MSU-led team receives $10 million to pursue innovative research in energy

Friday Jul. 11th, 2014

Montana State University is the lead institution on a new $10 million, four-year project to form a research center focused on innovative energy research.
 
The Biological Electron Transfer and Catalysis (BETCy) Energy Frontiers Research Center (EFRC) will be based at MSU.  Participants from seven institutions will form an integrated team to conduct basic research, looking for scientific breakthroughs to help build a new energy economy in the United States. The project is funded by the Department of Energy’s Office of Basic Energy Sciences.
 
“It’s a great opportunity for Montana to have one of these federal centers,” said John Peters, who is the lead principal investigator on the proposal and will direct the center based in Bozeman. Peters is a professor in MSU’s Department of Chemistry and Biochemistry.
 

The BETCy EFRC was one of only 10 new centers funded in the latest round of grants, which totaled $100 million and drew more than 200 proposals. Another 22 recipients received renewed grants based both on their achievements since the first round five years ago and the quality of their proposals for future research.

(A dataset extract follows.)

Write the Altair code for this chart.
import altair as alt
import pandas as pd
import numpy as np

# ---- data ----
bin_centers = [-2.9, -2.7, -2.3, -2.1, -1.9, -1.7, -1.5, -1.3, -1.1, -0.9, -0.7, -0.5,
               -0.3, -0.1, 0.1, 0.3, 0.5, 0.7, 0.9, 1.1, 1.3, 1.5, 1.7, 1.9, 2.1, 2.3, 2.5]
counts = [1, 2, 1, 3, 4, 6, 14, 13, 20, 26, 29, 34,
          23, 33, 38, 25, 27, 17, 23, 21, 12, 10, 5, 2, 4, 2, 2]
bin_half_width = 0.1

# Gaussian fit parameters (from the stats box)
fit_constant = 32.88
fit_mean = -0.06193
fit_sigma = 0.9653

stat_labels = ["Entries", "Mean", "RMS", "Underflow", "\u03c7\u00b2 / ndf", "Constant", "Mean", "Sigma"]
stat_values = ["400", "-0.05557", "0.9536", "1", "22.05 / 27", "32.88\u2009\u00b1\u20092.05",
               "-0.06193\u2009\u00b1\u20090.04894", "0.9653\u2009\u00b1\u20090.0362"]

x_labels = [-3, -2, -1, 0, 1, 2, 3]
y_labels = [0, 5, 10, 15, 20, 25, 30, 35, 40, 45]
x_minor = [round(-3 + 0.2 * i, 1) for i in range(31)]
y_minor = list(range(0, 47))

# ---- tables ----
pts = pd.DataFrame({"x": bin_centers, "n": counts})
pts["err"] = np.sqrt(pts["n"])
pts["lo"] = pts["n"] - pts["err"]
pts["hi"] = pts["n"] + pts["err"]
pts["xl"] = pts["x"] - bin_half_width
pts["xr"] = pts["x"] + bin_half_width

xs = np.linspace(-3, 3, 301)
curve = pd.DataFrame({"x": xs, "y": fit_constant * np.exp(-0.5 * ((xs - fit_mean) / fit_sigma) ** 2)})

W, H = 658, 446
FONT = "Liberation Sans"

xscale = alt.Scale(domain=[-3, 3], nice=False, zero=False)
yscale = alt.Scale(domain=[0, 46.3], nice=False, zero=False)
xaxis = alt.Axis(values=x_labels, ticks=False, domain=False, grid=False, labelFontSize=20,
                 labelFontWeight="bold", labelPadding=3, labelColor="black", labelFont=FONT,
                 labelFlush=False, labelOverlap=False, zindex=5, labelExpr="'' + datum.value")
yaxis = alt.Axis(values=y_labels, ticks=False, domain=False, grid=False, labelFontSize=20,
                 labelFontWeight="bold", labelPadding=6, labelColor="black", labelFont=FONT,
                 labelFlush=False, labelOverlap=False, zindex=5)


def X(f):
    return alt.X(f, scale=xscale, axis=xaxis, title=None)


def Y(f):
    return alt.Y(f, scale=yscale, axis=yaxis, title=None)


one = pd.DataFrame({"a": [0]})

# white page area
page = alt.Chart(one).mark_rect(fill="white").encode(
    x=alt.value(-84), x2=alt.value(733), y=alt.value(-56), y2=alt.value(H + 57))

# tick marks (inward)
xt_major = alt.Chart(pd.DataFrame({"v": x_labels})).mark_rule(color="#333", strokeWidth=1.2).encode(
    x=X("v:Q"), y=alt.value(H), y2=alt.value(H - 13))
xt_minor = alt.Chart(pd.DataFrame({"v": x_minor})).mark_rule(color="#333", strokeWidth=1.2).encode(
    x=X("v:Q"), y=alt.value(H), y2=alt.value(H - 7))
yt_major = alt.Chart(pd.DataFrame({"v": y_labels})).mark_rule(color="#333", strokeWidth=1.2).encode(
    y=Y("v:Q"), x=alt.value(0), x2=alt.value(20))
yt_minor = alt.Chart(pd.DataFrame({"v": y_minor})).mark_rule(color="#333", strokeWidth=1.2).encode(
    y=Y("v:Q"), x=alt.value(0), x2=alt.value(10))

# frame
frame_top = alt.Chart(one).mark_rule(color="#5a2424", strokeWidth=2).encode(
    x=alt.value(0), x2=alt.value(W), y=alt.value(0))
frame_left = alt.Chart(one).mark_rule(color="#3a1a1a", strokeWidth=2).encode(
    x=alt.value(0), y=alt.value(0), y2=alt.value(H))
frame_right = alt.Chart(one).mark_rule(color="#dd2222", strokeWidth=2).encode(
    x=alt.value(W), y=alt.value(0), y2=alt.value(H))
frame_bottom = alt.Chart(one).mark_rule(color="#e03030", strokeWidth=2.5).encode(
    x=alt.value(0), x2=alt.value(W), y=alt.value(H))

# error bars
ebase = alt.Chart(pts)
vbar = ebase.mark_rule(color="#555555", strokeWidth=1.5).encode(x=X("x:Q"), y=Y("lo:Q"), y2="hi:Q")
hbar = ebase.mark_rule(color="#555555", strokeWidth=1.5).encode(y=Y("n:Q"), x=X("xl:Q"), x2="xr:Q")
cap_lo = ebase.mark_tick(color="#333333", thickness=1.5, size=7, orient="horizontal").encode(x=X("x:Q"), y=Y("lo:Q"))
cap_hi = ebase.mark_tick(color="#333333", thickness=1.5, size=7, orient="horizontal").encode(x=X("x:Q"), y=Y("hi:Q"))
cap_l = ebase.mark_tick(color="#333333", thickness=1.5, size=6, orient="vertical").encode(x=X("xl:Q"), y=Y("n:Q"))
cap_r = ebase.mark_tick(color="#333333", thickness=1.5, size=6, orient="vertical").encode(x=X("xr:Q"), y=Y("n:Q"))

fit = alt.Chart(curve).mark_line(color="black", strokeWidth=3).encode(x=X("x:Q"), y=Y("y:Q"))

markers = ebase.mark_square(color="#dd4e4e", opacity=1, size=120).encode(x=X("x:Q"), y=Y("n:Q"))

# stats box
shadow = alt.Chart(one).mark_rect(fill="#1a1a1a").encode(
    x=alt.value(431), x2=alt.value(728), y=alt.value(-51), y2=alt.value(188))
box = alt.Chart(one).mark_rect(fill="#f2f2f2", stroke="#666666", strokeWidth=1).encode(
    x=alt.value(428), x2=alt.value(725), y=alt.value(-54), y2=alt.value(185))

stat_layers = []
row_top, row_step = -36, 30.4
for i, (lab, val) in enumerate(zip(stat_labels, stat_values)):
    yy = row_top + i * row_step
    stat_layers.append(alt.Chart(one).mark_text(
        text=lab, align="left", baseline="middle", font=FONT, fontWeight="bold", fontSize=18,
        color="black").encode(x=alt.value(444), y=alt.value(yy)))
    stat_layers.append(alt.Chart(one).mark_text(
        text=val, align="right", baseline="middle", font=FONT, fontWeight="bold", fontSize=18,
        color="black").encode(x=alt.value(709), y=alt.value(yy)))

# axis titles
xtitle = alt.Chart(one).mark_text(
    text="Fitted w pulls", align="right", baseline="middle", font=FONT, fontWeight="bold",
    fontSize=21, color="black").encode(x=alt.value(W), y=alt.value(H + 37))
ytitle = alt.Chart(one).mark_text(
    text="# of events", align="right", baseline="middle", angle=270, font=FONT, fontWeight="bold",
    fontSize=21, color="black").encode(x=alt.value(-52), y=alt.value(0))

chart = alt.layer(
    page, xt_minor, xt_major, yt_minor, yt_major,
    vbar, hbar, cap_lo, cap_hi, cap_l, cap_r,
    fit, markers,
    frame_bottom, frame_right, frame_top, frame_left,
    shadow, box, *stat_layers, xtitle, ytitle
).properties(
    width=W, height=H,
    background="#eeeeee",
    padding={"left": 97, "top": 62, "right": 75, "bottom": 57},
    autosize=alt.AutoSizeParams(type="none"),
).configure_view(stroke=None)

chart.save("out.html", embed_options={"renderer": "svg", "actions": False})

Centers selected in the second round are charged with laying the scientific groundwork for fundamental advances in solar energy, electrical energy storage, carbon capture and sequestration, materials and chemistry by design, biosciences, and extreme environments, said U.S. Energy Secretary Ernest Moniz when he announced the latest recipients on June 18.

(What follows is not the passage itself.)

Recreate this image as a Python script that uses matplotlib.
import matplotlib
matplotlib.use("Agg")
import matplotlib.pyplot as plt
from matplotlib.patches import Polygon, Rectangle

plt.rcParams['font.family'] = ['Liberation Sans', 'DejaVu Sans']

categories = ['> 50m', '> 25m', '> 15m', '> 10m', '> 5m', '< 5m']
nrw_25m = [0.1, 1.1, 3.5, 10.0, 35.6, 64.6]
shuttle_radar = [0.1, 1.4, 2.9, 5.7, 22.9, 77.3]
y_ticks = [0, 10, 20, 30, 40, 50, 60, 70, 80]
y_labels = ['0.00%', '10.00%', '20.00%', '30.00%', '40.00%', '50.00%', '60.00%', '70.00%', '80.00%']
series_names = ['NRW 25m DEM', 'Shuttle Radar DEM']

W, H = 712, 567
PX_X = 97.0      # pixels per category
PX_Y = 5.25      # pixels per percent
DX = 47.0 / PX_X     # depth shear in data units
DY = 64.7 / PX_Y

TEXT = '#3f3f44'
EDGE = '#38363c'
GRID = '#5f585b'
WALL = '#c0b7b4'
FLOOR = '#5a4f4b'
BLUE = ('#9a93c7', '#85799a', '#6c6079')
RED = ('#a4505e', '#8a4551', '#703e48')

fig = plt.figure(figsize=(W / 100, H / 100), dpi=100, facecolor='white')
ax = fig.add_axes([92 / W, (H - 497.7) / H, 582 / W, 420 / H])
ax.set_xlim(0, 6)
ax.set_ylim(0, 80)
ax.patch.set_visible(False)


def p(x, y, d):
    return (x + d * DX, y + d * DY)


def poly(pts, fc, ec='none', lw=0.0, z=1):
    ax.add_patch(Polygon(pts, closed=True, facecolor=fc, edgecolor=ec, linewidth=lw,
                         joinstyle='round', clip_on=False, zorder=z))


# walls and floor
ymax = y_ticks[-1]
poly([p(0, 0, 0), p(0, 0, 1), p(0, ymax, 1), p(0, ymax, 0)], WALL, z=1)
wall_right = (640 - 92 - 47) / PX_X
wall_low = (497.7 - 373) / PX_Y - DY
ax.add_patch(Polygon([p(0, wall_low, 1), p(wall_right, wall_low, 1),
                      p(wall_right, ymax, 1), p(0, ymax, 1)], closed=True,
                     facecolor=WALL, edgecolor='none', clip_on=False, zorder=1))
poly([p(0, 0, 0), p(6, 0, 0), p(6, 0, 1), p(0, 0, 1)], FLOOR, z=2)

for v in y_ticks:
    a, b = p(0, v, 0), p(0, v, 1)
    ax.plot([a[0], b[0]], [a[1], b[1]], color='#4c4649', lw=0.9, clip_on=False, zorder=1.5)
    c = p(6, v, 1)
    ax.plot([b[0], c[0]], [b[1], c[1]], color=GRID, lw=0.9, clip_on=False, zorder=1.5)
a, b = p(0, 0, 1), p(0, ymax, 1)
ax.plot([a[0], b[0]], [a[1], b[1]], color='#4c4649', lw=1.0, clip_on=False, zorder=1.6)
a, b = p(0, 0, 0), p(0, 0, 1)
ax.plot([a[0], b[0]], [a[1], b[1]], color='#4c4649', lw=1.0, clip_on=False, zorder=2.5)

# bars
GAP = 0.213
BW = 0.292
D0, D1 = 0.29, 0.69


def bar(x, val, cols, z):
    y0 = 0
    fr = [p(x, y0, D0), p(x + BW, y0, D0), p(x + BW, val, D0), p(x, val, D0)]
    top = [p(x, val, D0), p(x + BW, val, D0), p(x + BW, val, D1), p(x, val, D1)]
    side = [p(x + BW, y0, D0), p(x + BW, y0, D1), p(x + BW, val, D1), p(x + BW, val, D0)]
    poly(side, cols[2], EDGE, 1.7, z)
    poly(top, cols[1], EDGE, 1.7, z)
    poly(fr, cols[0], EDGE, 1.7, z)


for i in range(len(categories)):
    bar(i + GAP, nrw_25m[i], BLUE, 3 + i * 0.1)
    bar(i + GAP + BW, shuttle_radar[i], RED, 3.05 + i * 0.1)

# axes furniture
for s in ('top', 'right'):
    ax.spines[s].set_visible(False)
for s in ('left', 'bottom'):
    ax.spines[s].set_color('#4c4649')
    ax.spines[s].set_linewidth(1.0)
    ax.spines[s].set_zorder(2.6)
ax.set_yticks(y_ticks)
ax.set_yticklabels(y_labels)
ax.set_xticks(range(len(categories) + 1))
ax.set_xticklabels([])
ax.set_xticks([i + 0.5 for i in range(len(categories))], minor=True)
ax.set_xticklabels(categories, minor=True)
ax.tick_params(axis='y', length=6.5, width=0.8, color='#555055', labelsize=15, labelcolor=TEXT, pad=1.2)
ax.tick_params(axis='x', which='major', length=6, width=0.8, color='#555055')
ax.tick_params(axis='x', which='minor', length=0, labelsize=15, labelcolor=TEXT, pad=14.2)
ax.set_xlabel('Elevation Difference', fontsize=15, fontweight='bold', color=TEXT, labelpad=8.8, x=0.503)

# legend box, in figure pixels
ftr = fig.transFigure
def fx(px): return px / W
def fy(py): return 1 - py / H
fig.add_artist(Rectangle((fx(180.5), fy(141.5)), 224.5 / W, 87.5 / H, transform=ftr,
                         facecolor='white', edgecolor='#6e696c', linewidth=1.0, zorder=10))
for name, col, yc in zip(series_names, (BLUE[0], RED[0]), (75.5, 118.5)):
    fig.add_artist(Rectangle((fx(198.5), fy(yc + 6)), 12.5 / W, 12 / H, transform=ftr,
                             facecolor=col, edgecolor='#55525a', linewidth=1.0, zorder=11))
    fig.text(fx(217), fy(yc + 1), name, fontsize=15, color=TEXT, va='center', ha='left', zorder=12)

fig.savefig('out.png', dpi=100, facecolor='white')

“Today, we are mobilizing some of our most talented scientists to join forces and pursue the discoveries and breakthroughs that will lay the foundation for our nation’s energy future,” Moniz said. “The funding we’re announcing today will help fuel scientific and technological innovation.”

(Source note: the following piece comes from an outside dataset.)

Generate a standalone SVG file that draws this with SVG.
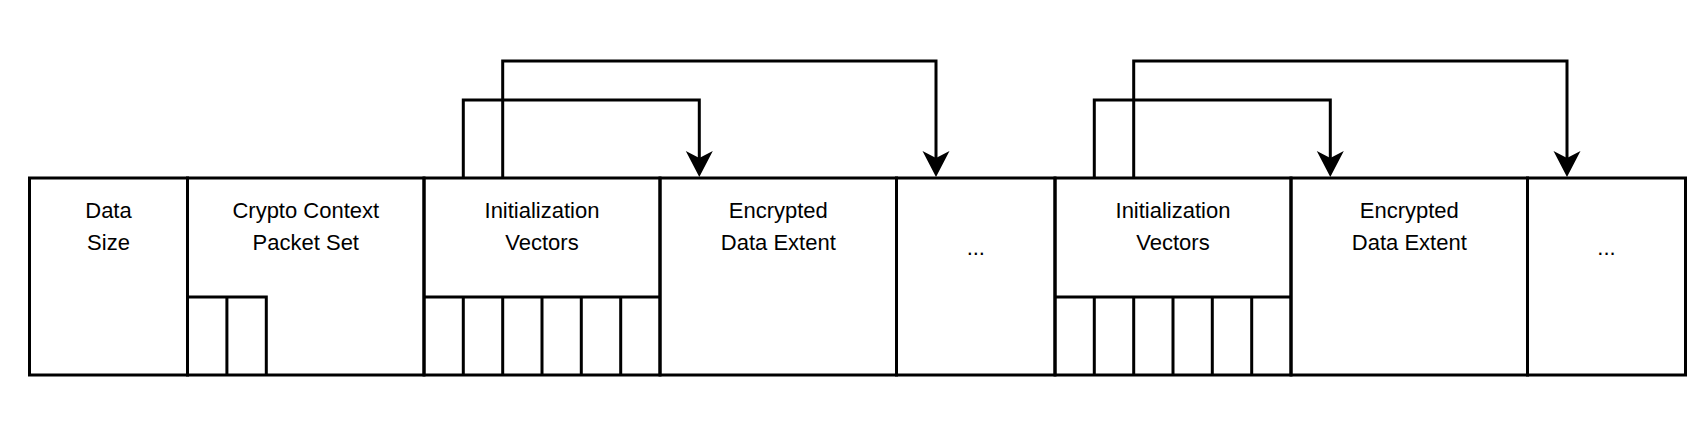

Peters said a main focus of the BETCy EFRC research is to figure out how electron flow is controlled as it pertains to the production of biofuels. Biofuels are produced in microbes as part of their metabolism. Knowing how electrons are trafficked around cells during metabolism could provide the basis for directing more of a microbe’s cell energy toward the production of biofuels.
“This is something that’s really unique and innovative in the area of basic energy science. It could lead to some big advances in bioenergy,” Peters said.
 
In addition to Peters, the BETCy EFRC involves three other MSU professors: Brian Bothner, also in the Department of Chemistry and Biochemistry; Eric Boyd in the Department of Microbiology and Immunology, and Ross Carlson in the Department of Chemical and Biological Engineering, as well as researchers at Arizona State University, the University of Georgia, the University of Kentucky, Utah State University, the University of Washington, and the Colorado-based National Renewable Energy Lab. 
 

These particular institutions decided to work together because the researchers involved are leaders in the field and have a combination of complementary expertise necessary to accomplish the ambitious goals of the center’s research, Peters said.

 
Utah State University professor Lance Seefeldt said the BETCy EFRC includes some of the nation’s most respected researchers in basic energy science.
 
“That includes small molecules research aimed at tapping energy from such renewable sources as hydrogen, carbon dioxide, waste products and nitrogen,” he said.
 
He added that the BETCy EFRC opens the door to once-in-a-lifetime research opportunities for students. He noted that the purpose of the Energy Frontier Research Center program is to seed large projects aimed at pulling researchers together to solve fundamental energy problems.
 
“This is the pinnacle of U.S. energy research, and we get to be part of it,” Seefeldt commented.
 
Forty-five grants were awarded in the first round when the Energy Frontier Research Center program was established. The centers created by those grants produced 5,400 peer-reviewed scientific publications and hundreds of patent applications.